[Exercise directions] In how many lines does the string "this" appear? Answer with the number only.

=== Material provided ===

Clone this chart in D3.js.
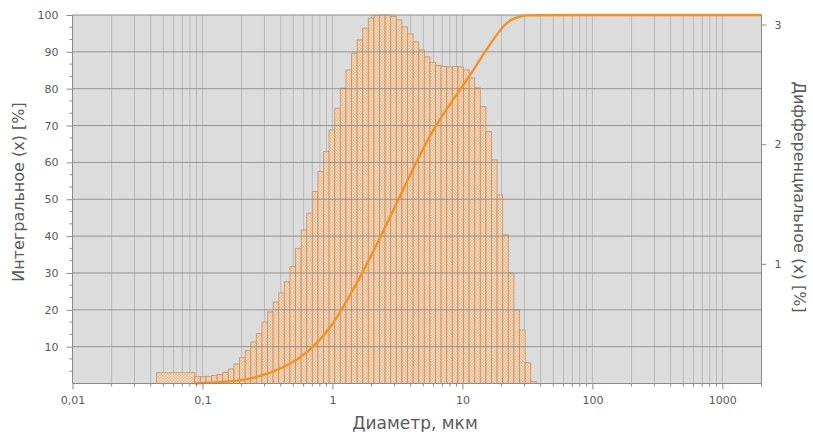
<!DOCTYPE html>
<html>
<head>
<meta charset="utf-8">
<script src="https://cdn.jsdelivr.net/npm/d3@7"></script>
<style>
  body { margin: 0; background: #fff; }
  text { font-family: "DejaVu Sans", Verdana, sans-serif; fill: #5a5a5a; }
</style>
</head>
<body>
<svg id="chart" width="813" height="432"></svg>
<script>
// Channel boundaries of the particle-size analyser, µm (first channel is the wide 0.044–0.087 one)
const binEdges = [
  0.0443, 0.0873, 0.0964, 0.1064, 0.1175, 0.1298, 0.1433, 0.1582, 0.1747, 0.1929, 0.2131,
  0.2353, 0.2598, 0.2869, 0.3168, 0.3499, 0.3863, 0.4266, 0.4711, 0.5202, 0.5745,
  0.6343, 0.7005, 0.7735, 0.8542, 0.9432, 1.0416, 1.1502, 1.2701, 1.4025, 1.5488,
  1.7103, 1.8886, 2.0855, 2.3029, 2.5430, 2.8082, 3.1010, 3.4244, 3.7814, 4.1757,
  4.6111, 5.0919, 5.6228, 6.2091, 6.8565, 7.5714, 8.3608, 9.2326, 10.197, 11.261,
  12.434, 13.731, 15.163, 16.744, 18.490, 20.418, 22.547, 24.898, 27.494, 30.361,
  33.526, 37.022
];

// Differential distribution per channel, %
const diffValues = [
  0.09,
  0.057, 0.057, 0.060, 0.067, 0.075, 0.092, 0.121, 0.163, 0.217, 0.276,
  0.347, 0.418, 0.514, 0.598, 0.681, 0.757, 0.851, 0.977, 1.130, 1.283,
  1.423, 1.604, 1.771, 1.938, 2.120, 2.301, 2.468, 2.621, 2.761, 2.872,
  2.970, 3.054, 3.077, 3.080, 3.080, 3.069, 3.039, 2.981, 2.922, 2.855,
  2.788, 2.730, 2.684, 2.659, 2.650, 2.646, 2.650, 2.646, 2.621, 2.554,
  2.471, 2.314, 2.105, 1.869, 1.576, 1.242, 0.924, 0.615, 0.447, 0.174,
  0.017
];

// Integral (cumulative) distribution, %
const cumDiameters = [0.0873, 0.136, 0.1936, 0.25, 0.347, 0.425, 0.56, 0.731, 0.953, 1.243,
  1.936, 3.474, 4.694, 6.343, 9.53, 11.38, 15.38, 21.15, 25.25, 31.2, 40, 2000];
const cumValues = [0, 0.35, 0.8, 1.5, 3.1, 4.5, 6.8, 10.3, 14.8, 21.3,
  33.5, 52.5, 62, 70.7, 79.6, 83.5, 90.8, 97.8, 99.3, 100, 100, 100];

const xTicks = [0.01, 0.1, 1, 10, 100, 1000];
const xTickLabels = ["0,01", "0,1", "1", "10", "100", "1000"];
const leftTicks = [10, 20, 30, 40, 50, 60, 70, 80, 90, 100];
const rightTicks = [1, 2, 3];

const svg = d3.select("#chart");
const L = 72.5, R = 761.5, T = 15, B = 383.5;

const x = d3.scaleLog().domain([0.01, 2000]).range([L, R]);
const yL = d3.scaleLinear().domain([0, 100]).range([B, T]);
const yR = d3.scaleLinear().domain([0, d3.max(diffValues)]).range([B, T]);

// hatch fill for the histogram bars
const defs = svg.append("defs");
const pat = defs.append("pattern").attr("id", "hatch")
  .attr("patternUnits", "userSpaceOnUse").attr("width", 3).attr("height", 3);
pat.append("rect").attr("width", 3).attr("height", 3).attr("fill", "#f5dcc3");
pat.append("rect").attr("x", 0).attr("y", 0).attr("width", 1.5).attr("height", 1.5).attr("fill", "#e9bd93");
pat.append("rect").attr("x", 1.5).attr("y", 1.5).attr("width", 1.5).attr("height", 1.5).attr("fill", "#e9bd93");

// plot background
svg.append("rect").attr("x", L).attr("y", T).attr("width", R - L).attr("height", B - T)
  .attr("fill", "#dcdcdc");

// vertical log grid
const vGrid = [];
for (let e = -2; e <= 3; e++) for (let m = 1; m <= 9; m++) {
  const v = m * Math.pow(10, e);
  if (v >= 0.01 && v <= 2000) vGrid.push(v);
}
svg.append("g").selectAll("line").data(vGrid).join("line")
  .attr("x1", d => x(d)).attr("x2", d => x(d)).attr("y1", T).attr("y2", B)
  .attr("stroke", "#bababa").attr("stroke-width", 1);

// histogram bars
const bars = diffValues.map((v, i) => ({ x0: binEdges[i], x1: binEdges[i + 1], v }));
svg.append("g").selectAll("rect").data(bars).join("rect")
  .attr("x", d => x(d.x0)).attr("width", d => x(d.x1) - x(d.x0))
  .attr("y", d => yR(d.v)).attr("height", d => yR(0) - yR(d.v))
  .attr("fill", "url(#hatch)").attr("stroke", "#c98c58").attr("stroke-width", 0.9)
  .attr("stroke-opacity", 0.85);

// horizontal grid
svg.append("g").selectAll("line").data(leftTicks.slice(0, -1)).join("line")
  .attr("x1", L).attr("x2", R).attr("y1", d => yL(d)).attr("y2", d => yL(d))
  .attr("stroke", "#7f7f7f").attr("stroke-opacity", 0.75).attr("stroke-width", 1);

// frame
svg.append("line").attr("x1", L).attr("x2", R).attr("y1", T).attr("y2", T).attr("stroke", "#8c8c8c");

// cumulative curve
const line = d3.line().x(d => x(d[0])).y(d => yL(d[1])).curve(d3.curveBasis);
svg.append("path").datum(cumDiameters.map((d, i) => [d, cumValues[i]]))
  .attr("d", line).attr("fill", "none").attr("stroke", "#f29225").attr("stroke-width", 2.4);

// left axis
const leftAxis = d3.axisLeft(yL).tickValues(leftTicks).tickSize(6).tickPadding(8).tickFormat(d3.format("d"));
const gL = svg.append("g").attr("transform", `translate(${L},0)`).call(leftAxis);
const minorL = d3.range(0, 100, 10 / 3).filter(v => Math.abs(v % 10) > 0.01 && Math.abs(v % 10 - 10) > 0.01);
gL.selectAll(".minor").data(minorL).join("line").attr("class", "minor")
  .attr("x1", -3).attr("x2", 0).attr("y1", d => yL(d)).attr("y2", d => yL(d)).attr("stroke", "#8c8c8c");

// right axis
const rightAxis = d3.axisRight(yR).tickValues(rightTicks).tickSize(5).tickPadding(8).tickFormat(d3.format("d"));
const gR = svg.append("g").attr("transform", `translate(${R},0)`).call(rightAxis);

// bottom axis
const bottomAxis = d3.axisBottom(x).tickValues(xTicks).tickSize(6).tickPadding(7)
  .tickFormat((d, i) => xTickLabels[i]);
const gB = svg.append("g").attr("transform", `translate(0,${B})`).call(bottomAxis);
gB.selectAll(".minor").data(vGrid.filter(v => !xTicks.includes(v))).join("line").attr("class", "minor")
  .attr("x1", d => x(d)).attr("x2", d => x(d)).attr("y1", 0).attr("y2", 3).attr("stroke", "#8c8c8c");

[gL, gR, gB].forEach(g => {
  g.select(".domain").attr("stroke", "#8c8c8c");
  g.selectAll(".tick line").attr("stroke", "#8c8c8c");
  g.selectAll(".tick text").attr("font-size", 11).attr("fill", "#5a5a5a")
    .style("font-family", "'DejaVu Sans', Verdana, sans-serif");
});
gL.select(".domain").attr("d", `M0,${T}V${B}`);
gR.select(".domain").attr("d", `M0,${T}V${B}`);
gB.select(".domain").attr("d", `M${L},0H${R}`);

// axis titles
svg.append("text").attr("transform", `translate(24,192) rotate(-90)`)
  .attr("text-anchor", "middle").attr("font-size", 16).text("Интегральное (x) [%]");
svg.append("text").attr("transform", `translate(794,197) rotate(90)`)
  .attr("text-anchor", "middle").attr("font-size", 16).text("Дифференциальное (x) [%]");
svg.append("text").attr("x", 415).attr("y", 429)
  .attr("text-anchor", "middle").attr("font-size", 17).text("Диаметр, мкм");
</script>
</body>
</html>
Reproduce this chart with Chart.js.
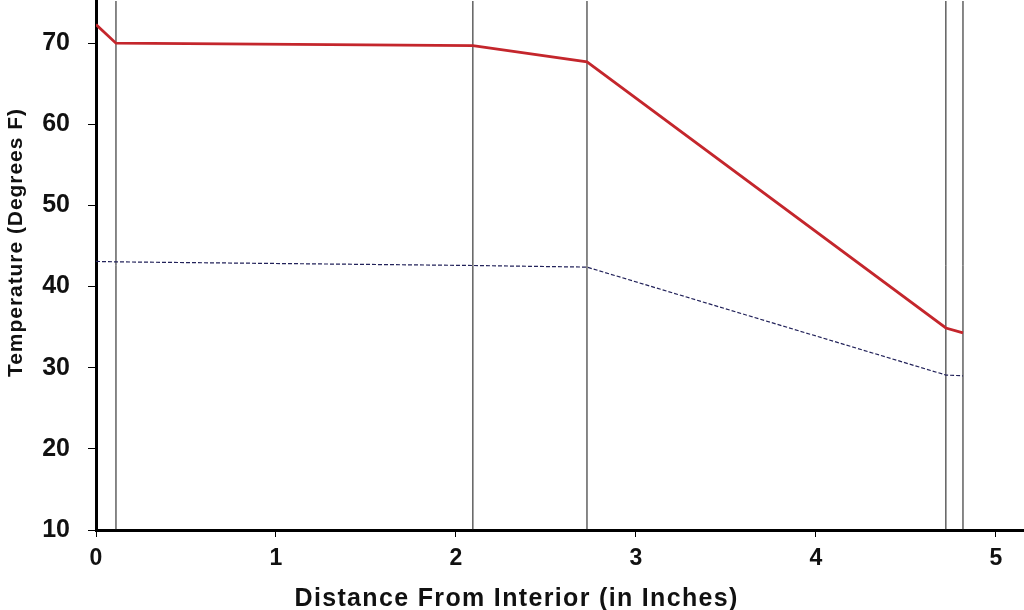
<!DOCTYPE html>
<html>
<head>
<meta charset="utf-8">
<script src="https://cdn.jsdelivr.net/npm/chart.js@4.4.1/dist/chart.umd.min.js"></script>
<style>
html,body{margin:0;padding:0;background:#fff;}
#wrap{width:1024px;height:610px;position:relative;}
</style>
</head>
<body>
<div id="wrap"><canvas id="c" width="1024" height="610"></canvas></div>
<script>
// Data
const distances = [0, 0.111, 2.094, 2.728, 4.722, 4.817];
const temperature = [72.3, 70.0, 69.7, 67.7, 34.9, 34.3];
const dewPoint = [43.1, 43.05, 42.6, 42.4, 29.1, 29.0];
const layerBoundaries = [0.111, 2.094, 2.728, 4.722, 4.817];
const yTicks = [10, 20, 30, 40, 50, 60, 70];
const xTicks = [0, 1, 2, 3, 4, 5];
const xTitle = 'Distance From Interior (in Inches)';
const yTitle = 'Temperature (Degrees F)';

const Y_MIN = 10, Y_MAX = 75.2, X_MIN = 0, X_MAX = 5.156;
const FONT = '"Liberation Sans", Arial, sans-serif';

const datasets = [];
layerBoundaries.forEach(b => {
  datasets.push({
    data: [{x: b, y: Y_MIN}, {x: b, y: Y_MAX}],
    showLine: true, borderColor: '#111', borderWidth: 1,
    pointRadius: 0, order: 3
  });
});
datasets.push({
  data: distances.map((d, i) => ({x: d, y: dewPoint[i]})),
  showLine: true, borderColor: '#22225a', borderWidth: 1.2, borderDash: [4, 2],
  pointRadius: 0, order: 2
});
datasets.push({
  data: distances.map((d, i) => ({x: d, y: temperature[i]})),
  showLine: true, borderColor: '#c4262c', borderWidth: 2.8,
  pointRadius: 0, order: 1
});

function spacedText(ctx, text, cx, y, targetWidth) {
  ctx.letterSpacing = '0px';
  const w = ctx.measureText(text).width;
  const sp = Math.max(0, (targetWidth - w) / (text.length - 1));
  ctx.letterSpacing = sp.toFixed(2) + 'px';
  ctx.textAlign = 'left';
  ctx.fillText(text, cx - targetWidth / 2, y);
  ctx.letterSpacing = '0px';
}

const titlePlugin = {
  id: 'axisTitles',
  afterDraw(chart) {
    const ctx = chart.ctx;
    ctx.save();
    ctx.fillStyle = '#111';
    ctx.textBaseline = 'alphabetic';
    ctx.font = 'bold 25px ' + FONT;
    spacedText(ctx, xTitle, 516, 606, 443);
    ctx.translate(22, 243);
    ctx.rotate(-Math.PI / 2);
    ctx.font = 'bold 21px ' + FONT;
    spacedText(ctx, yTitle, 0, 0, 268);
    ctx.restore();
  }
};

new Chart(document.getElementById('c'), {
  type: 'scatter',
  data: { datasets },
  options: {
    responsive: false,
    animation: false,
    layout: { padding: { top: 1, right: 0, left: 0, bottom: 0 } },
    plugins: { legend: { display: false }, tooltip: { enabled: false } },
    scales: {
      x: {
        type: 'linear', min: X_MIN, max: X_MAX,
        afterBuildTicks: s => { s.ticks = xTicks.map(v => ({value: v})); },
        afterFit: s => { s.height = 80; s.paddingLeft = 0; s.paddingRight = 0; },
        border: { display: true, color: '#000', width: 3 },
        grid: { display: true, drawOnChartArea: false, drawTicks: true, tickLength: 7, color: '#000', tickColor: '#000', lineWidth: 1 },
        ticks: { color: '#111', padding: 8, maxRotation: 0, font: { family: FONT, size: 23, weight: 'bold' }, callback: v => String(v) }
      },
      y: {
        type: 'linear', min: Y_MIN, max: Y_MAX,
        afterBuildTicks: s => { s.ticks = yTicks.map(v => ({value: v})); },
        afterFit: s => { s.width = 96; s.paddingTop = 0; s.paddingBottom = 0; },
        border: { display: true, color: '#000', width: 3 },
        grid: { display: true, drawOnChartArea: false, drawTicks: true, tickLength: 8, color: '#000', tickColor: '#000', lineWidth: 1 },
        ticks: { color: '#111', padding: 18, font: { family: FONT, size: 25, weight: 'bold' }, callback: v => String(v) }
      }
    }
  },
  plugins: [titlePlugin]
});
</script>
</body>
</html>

===

[Correct result] 2